MPs and AG oppose case that will allow couples divorce without drama

The Attorney General argues that allowing a 'peaceful' walkout will destroy families. Says it amounts to allowing Kenyans to take marriage as a trial-and-error game. [iStockphoto]

Members of Parliament and the Attorney General (AG) have opposed a case seeking to have the divorce law repealed to allow couples to walk away without washing their dirty linen in court.

In their reply to a case filed by Copler Attorneys and Consultancy, they argue that repealing the current law amounts to allowing Kenyans to take marriage as a trial and error game.

"The purpose and intent of the impugned provisions rest on strong policy considerations, including the need to ensure that marriage is not a trial and error game and that divorce is undertaken lawfully. To this end, the impugned provision is not in violation of any of the petitioner's constitutional rights," National Assembly's lawyer Sheriffsam Mwendwa argues in his reply before the High Court.

Destroy families

The AG argues that allowing a 'peaceful' walkout will destroy families. He also urges the court to dismiss the case, adding that it would amount to courts intruding into Parliament's role of legislation.

"It is our humble submission that a family is the natural and fundamental unit of society and the necessary basis of social order, and shall enjoy the recognition and protection of the state. It is, therefore, fair to have the said institution protected as opposed to allowing people to enter at will and leave at will. In doing so, many families will be destroyed," the AG's lawyer Christopher Marwa argues.

On the other hand, a human rights group- Legal Aid Clinic- has backed the case, arguing that those who want to call it quits should be allowed to do so without dragging each other in the mud.

"May I remind this court of the old adage that goes; let the hawk perch, let the eagle perch, if one tells the other not to perch, may his wings break, equally so, those desirous of quitting or divorcing should be allowed to do so without any form of restrictions or qualifications of whatever nature of form," the lobby's lawyer Edwin Amboso argues.

Walk away from marriage

In the case, the High Court is being asked to order that couples can walk away from a marriage and thereafter file consent before a court instead of tearing each other apart on who is to blame for a failed marriage.

In its case, Copler Attorneys and Consultancy argue that sometimes there is no need for one to be cruel or adulterous for a marriage to end. According to the petition, one can feel to be incompatible with their partner or the embers of love may die without any negative issue.

The law firm's director Boniface Akusala is of the view that if one willingly and easily walked into a marriage, he or she should be allowed to also easily part ways.

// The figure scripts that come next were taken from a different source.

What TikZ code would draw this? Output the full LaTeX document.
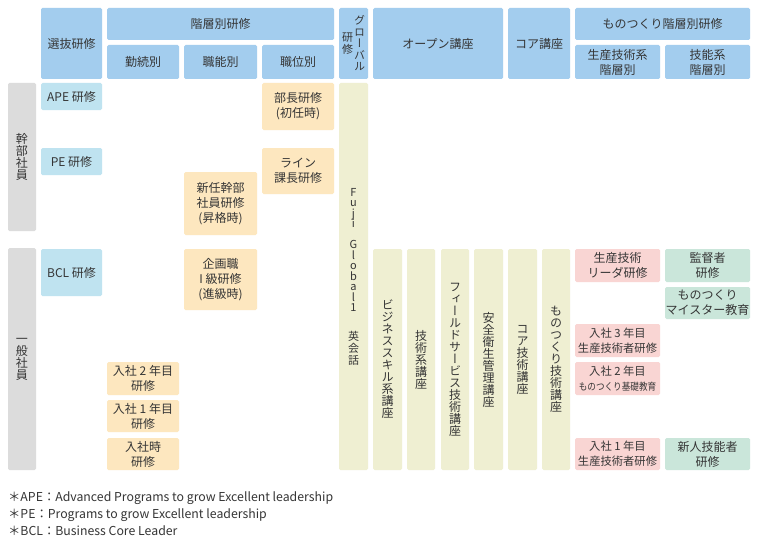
\documentclass[tikz,border=0pt]{standalone}
\usepackage{fontspec}
\usepackage{graphicx}
\setmainfont{Noto Sans CJK JP}
\newfontfamily\vfont{Noto Sans CJK JP}[RawFeature=+vert]
\definecolor{hdrblue}{HTML}{A3CDEE}
\definecolor{lblue}{HTML}{BFE3F0}
\definecolor{orng}{HTML}{FDE7BF}
\definecolor{beige}{HTML}{EFEFD2}
\definecolor{pinkc}{HTML}{F9D5D3}
\definecolor{greenc}{HTML}{CAE6DA}
\definecolor{grayc}{HTML}{DCDCDC}
\definecolor{txt}{HTML}{353535}
\newcommand\vstack[2][12pt]{$\vcenter{\baselineskip=#1\lineskiplimit=-30pt\lineskip=0pt\halign{\hfil##\hfil\cr#2\crcr}}$}
\newcommand\bx[7]{\pgfmathsetmacro\bxw{#4-#2}\pgfmathsetmacro\bxh{#5-#3}%
  \node[#6,minimum width=\bxw pt,minimum height=\bxh pt] (#1) at ({(#2+#4)/2},{(#3+#5)/2}) {#7};}
\tikzset{
  base/.style={rounded corners=1.5pt, inner sep=0pt, outer sep=0pt, align=center,
    text=txt, font=\fontsize{12}{15}\selectfont},
  hdr/.style={base, fill=hdrblue},
  sel/.style={base, fill=lblue},
  ora/.style={base, fill=orng},
  bei/.style={base, fill=beige},
  pnk/.style={base, fill=pinkc},
  grn/.style={base, fill=greenc},
  gry/.style={base, fill=grayc},
  vt/.style={font=\vfont\fontsize{12}{12}\selectfont},
  note/.style={anchor=base west, inner sep=0pt, text=txt, font=\fontsize{12.3}{14}\selectfont}
}
\begin{document}
\begin{tikzpicture}[x=1pt,y=-1pt]
\useasboundingbox (0,0) rectangle (758,543);
\fill[white] (0,0) rectangle (758,543);
% header row
\bx{sel}{41}{8}{102}{79}{hdr}{選抜研修}
\bx{kai}{107}{8}{334}{40}{hdr}{階層別研修}
\bx{kin}{107}{45}{179}{79}{hdr}{勤続別}
\bx{sho}{184}{45}{257}{79}{hdr}{職能別}
\bx{shi}{262}{45}{334}{79}{hdr}{職位別}
\bx{glb}{339}{8}{368}{79}{hdr,vt,font=\vfont\fontsize{11}{11}\selectfont}{\vstack[11.5pt]{研\cr 修}\hspace{1pt}\vstack[11.5pt]{グ\cr ロ\cr ー\cr バ\cr ル}}
\bx{opn}{373}{8}{503}{79}{hdr}{オープン講座}
\bx{cor}{508}{8}{570}{79}{hdr}{コア講座}
\bx{mono}{575}{8}{750}{40}{hdr}{ものつくり階層別研修}
\bx{seig}{575}{45}{660}{79}{hdr}{生産技術系\\階層別}
\bx{ginou}{665}{45}{750}{79}{hdr}{技能系\\階層別}
% left labels
\bx{kanbu}{8}{83}{36}{231}{gry,vt}{\vstack{幹\cr 部\cr 社\cr 員}}
\bx{ippan}{8}{248}{36}{470}{gry,vt}{\vstack{一\cr 般\cr 社\cr 員}}
% selection
\bx{ape}{41}{83}{102}{110}{sel}{APE 研修}
\bx{pe}{41}{148}{102}{175}{sel}{PE 研修}
\bx{bcl}{41}{249}{102}{296}{sel}{BCL 研修}
% hierarchy
\bx{bucho}{262}{83}{334}{130}{ora}{部長研修\\(初任時)}
\bx{kacho}{262}{148}{334}{194}{ora}{ライン\\課長研修}
\bx{shinnin}{184}{172}{257}{235}{ora}{新任幹部\\社員研修\\(昇格時)}
\bx{kikaku}{184}{249}{257}{310}{ora}{企画職\\I 級研修\\(進級時)}
\bx{n2}{107}{362}{179}{395}{ora}{入社 2 年目\\研修}
\bx{n1}{107}{400}{179}{432}{ora}{入社 1 年目\\研修}
\bx{n0}{107}{438}{179}{470}{ora}{入社時\\研修}
% global
\bx{fuji}{339}{83}{368}{470}{bei,font=\fontsize{11}{11}\selectfont}{\vstack[10.5pt]{F\cr u\cr j\cr i\cr\cr G\cr l\cr o\cr b\cr a\cr l\cr 1\cr\noalign{\vskip 18pt}英\cr\noalign{\vskip 1.5pt}会\cr\noalign{\vskip 1.5pt}話}}
% open courses
\bx{biz}{373}{249}{402}{470}{bei,vt}{\vstack{ビ\cr ジ\cr ネ\cr ス\cr ス\cr キ\cr ル\cr 系\cr 講\cr 座}}
\bx{gij}{407}{249}{435}{470}{bei,vt}{\vstack{技\cr 術\cr 系\cr 講\cr 座}}
\bx{fld}{441}{249}{469}{470}{bei,vt}{\vstack{フ\cr ィ\cr ー\cr ル\cr ド\cr サ\cr ー\cr ビ\cr ス\cr 技\cr 術\cr 講\cr 座}}
\bx{anz}{474}{249}{503}{470}{bei,vt}{\vstack{安\cr 全\cr 衛\cr 生\cr 管\cr 理\cr 講\cr 座}}
\bx{cgt}{508}{249}{537}{470}{bei,vt}{\vstack{コ\cr ア\cr 技\cr 術\cr 講\cr 座}}
\bx{mgt}{542}{249}{570}{470}{bei,vt}{\vstack{も\cr の\cr つ\cr く\cr り\cr 技\cr 術\cr 講\cr 座}}
% monozukuri
\bx{p1}{575}{249}{660}{282}{pnk}{生産技術\\リーダ研修}
\bx{p3}{575}{324}{660}{357}{pnk,font=\fontsize{11.3}{15}\selectfont}{入社 3 年目\\生産技術者研修}
\bx{p2}{575}{362}{660}{395}{pnk,font=\fontsize{11.3}{15}\selectfont}{入社 2 年目\\\scalebox{0.86}[1]{\fontsize{10}{12}\selectfont ものつくり基礎教育}}
\bx{p0}{575}{438}{660}{470}{pnk,font=\fontsize{11.3}{15}\selectfont}{入社 1 年目\\生産技術者研修}
\bx{g1}{665}{249}{750}{282}{grn}{監督者\\研修}
\bx{g2}{665}{287}{750}{319}{grn}{ものつくり\\マイスター教育}
\bx{g0}{665}{438}{750}{470}{grn}{新人技能者\\研修}
% notes
\node[note] (f1) at (8,501) {＊APE：Advanced Programs to grow Excellent leadership};
\node[note] (f2) at (8,518) {＊PE：Programs to grow Excellent leadership};
\node[note] (f3) at (8,535) {＊BCL：Business Core Leader};
\end{tikzpicture}
\end{document}
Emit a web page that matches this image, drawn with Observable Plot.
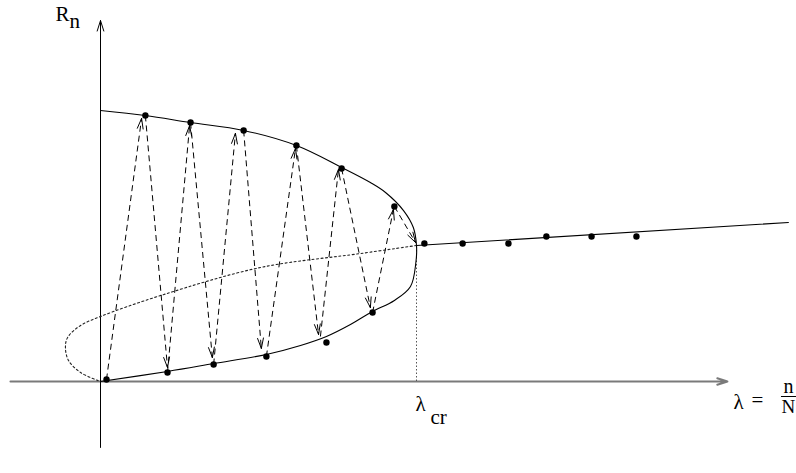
<!DOCTYPE html>
<html>
<head>
<meta charset="utf-8">
<script src="https://cdn.jsdelivr.net/npm/d3@7"></script>
<script src="https://cdn.jsdelivr.net/npm/@observablehq/plot@0.6"></script>
<style>
  html, body { margin: 0; padding: 0; background: #fff; }
  #chart { width: 796px; height: 473px; }
</style>
</head>
<body>
<div id="chart"></div>
<script>
// ---- data (λ = n/N with λcr = 1, R_n) ----
const lambdaCr = 1;

// stable upper branch of the solid curve, from λ = 0 to the turning point
const upperL = [0, 0.142, 0.285, 0.453, 0.620, 0.763, 0.854, 0.902, 0.959, 0.990, 1.000];
const upperR = [1.993, 1.956, 1.904, 1.846, 1.735, 1.574, 1.463, 1.390, 1.257, 1.132, 1.000];

// lower branch of the solid curve, from the turning point back to the origin
const lowerL = [0.998, 0.981, 0.930, 0.861, 0.791, 0.715, 0.633, 0.525, 0.358, 0.212, 0];
const lowerR = [0.875, 0.699, 0.596, 0.515, 0.419, 0.331, 0.265, 0.199, 0.132, 0.074, 0];

// unstable (dotted) branch
const unstableL = [1.000, 0.823, 0.506, 0.190, 0, -0.063, -0.104, -0.111, -0.101, -0.063, 0];
const unstableR = [1.000, 0.941, 0.838, 0.632, 0.478, 0.412, 0.324, 0.250, 0.154, 0.066, 0];

// line beyond λcr
const beyondL = [1.000, 2.177];
const beyondR = [1.000, 1.169];

// iterates (dots)
const iterL = [0.019, 0.142, 0.212, 0.285, 0.358, 0.453, 0.525, 0.620, 0.715, 0.763, 0.861, 0.930,
               1.025, 1.146, 1.291, 1.411, 1.554, 1.696];
const iterR = [0.015, 1.956, 0.066, 1.904, 0.125, 1.846, 0.184, 1.735, 0.287, 1.566, 0.507, 1.287,
               1.015, 1.015, 1.015, 1.066, 1.066, 1.066];

// dashed jump arrows
const fromL = [0.019, 0.142, 0.212, 0.285, 0.358, 0.453, 0.525, 0.620, 0.696, 0.763, 0.861, 0.930];
const fromR = [0.015, 1.956, 0.066, 1.904, 0.125, 1.846, 0.184, 1.735, 0.331, 1.566, 0.507, 1.287];
const toL   = [0.130, 0.212, 0.282, 0.354, 0.427, 0.509, 0.617, 0.690, 0.753, 0.854, 0.927, 0.997];
const toR   = [1.934, 0.103, 1.882, 0.176, 1.824, 0.243, 1.713, 0.346, 1.559, 0.544, 1.265, 1.022];

// ---- layout ----
const W = 796, H = 473;
const xDomain = [-100 / 316, 696 / 316];
const yDomain = [-92 / 136, 381 / 136];

const pts = (L, R) => L.map((l, i) => ({l, r: R[i]}));
const solid = pts(upperL, upperR).concat(pts(lowerL, lowerR));
const unstable = pts(unstableL, unstableR);
const beyond = pts(beyondL, beyondR);
const iterates = pts(iterL, iterR);
const arrows = fromL.map((l, i) => ({l1: l, r1: fromR[i], l2: toL[i], r2: toR[i]}));

// arrowhead helper segments (a fixed pixel length back from each tip)
const xs = Plot.scale({x: {domain: xDomain, range: [0, W]}});
const ys = Plot.scale({y: {domain: yDomain, range: [H, 0]}});
const heads = arrows.map(a => {
  const x1 = xs.apply(a.l1), y1 = ys.apply(a.r1), x2 = xs.apply(a.l2), y2 = ys.apply(a.r2);
  const k = 40 / Math.hypot(x2 - x1, y2 - y1);
  return {hl: xs.invert(x2 - (x2 - x1) * k), hr: ys.invert(y2 - (y2 - y1) * k), l2: a.l2, r2: a.r2};
});

const font = "'Liberation Serif', 'Times New Roman', serif";
const lbl = (s, o) => Plot.text([s], Object.assign({lineAnchor: "bottom", textAnchor: "start",
  fontFamily: font, fontSize: 21, fill: "black"}, o));

const chart = Plot.plot({
  width: W,
  height: H,
  margin: 0,
  x: {domain: xDomain, axis: null},
  y: {domain: yDomain, axis: null},
  style: {fontFamily: font, background: "#fff", overflow: "visible"},
  marks: [
    // axes
    Plot.arrow([0], {x1: -0.285, x2: 1.984, y1: 0, y2: 0, stroke: "#7a7a7a", strokeWidth: 2,
      headLength: 8, headAngle: 36}),
    Plot.arrow([0], {x1: 0, x2: 0, y1: -0.485, y2: 2.654, stroke: "black", strokeWidth: 1,
      headLength: 16.5, headAngle: 35}),
    // λcr marker
    Plot.ruleX([lambdaCr], {y1: 0, y2: 1, stroke: "#555", strokeDasharray: "1.5,2"}),
    // unstable branch
    Plot.line(unstable, {x: "l", y: "r", curve: "catmull-rom", stroke: "#222", strokeWidth: 1.1,
      strokeDasharray: "2,2.5"}),
    // solid branches
    Plot.line(solid, {x: "l", y: "r", curve: "catmull-rom", stroke: "black", strokeWidth: 1.1}),
    Plot.line(beyond, {x: "l", y: "r", stroke: "black", strokeWidth: 1.1}),
    // dashed jumps
    Plot.link(arrows, {x1: "l1", y1: "r1", x2: "l2", y2: "r2", stroke: "black", strokeWidth: 1,
      strokeDasharray: "6,4"}),
    Plot.arrow(heads, {x1: "hl", y1: "hr", x2: "l2", y2: "r2", stroke: "black", strokeWidth: 1,
      insetStart: 38, headLength: 16, headAngle: 32}),
    // iterates
    Plot.dot(iterates, {x: "l", y: "r", r: 3.2, fill: "black", stroke: "none"}),
    // labels
    lbl("R", {frameAnchor: "top-left", dx: 55, dy: 20}),
    lbl("n", {frameAnchor: "top-left", dx: 69, dy: 27}),
    lbl("λ", {x: [lambdaCr], y: [0], dx: -1, dy: 29}),
    lbl("cr", {x: [lambdaCr], y: [0], dx: 14, dy: 42}),
    lbl("λ", {frameAnchor: "top-left", dx: 733, dy: 408}),
    lbl("=", {frameAnchor: "top-left", dx: 751, dy: 406}),
    lbl("n", {frameAnchor: "top-left", dx: 783, dy: 392, fontSize: 20}),
    Plot.ruleY([0], {x1: 2.155, x2: 2.2025, dy: 15, stroke: "black", strokeWidth: 1}),
    lbl("N", {frameAnchor: "top-left", dx: 781, dy: 412, fontSize: 19})
  ]
});
document.getElementById("chart").appendChild(chart);
</script>
</body>
</html>
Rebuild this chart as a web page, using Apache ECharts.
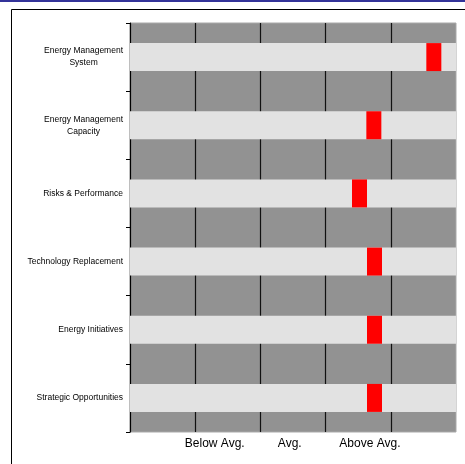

"The law, as it is, requires parties to be guilty of something sinister, and absent of it, a court cannot grant orders of dissolving a marriage. In some cases, parties have to relieve their ordeals, in court; some which are embarrassing, in order for the court to find the marriage irretrievably broken," states Akusala.

According to Akusala, some divorce cases are chaotic and have a bearing on the children's well-being. He further argues that Part 10 of the Marriage Act is unconstitutional as it only provides for acrimonious reasons as the only way couples can part ways.

The section provides that a marriage can be dissolved on the basis of cruelty, adultery, and being irretrievably broken. According to the lawyer, sometimes parties have to create faults against their partners for divorce cases to sail through.

In his supporting affidavit, he argues that the Marriage Act attracts aggressiveness and chaos even when parties are willing to walk away peacefully.

"The petition seeks to make the exit of marriage as less acrimonious and antagonistic as possible. Parties can remain civil and not resort to fabricating evidence in order to pin faults on each other," he says.

Akusala is of the view that most marriages have turned to empty shells and couples are terminating relationships in a battle for matrimonial property or even alimony.

Copler Attorneys and Consultancy sued Attorney General and the National Assembly.

It wants the court to find that couples are at liberty to end a marriage by consent.

The law firm is also seeking an order to force Parliament to amend the Marriage Act to allow couples to leave by consent.